Les équidés , ou l'histoire d'un mythe : Les lignées évolutives mythe ou réalité ?
Les lignées évolutives sont décrites uniquement quand elles ont échoué. Tous les cas jusqu’alors bien documentés ressemblent à la lignée du cheval. Chez les groupes encore très bien représentés à l’heure actuelle, il est absolument impossible de définir une quelconque direction de l’évolution. Il n’est qu’à considérer le groupe des Artiodactyles, les ongulés à nombre pair de doigts, pour s’en persuader. Chez ce groupe en effet, la situation ressemble sans doute à ce qu’elle était pour les Équidés à la fin du Miocène. On y trouve des formes de tailles très variables, depuis les petits Dik-Dik jusqu’aux imposants Buffles, pour ne considérer que la seule famille des Bovidés.
Chez les Équidés, ce que l’on observe à l’heure actuelle c’est donc l’échec évolutif et l’extinction d’un groupe. Les figures utilisées pour illustrer l’évolution du groupe représentent la plupart du temps les époques du Cénozoïque sans respecter une échelle linéaire, c’est-à-dire proportionnelle à leur durée . C’est caricatural pour le Pliocène et cela exagère l’importance du rameau survivant, dont l’un des représentant est « la plus noble conquête de l’homme ». Ceci n’est peut être pas étranger à tout cela. Si on représente ce dernier rameau en respectant une échelle de temps linéaire pour toutes les époques du Tertiaire et du Quaternaire l’effet de lignée s’estompe. Si on représente l’évolution du groupe avec les figurés généralement utilisés, c’est-à-dire en négligeant l’aspect géographique et en représentant chaque genre par un trait unique, comme cela a été fait pour les Ammonites par exemple , alors on observe quelque chose qui semble fréquent dans l’évolution, une succes¬sion de phases de radiation et d’extinction , un mince filet ayant «miraculeusement » échappé à la dernière et parvenu jusqu’à nos jours. La représentation prend ici une importance singulière. Les tendances évolutives proviennent en partie de la présentation incomplète des pièces du puzzle et du choix de l’échelle de temps dans la représentation.
L’histoire de la famille semble marquée par des phénomènes de spéciation explosive, ou radiation, faisant apparaître brusquement de nombreuses espèces.
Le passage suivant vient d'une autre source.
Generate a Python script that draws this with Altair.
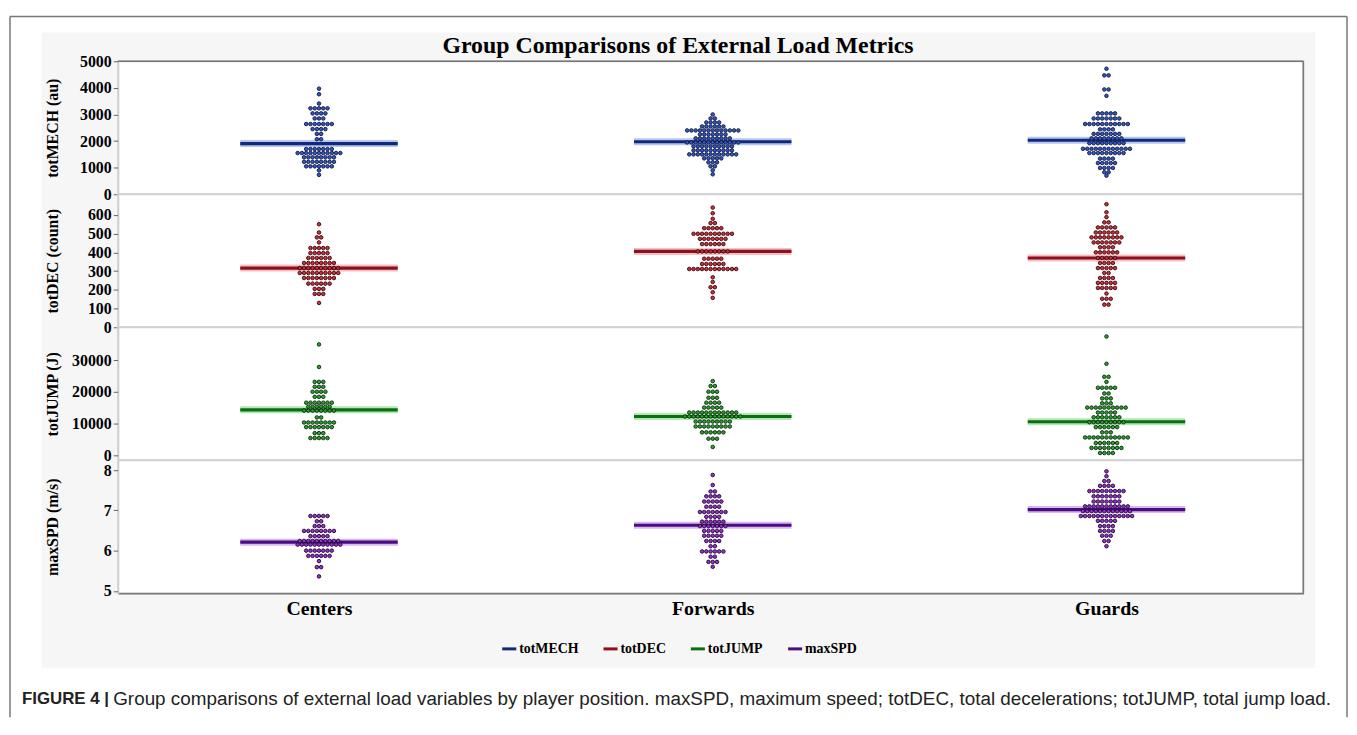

C’est ce qui s’est produit au cours du Miocène et le nombre d’espèce est ensuite resté relativement stable (Mac Fadden & Hulbert 1988). Les modèles de ces auteurs nous présentent une courbe de croissance logistique, sigmoïde, du nombre d’espèces tendant vers une saturation , sans doute après l’occupation de toutes les niches écologiques disponibles . La stabilité se maintient jusqu’à la limite Miocène-Pliocène où on observe une phase d’extinction quasi générale, à l’exception d’un rameau à l’origine du genre Equus. Des travaux récents (Cerling et al. 1997) montrent que cet événement est peut-être de nature écologique. En analysant la composition en différents isotopes du carbone (S13C) de l’émail des dents de différents Mammifères, actuels et fossiles, et en comparant les résultats avec la composition des végétaux, les auteurs ont mis en évidence un important changement de la nature de la végétation il y a 6 à 8 millions d’années. D’un monde de plantes herbacées à métabolisme C3 on est alors passé à un monde à plantes herbacées du type C4-C3 suite à une diminution du taux de CO2 atmosphérique. La coïncidence entre ces deux événements, changement écologique et extinction, apporte largement autant d’arguments que l’existence d’une loi interne d’évolution du groupe. Surtout si l’on considère que les plantes en C4 accumulent souvent de la silice dans leurs tissus, ce qui favorise très certainement les individus dont les dents sont les plus résistantes où qui compensent rapidement leur usure.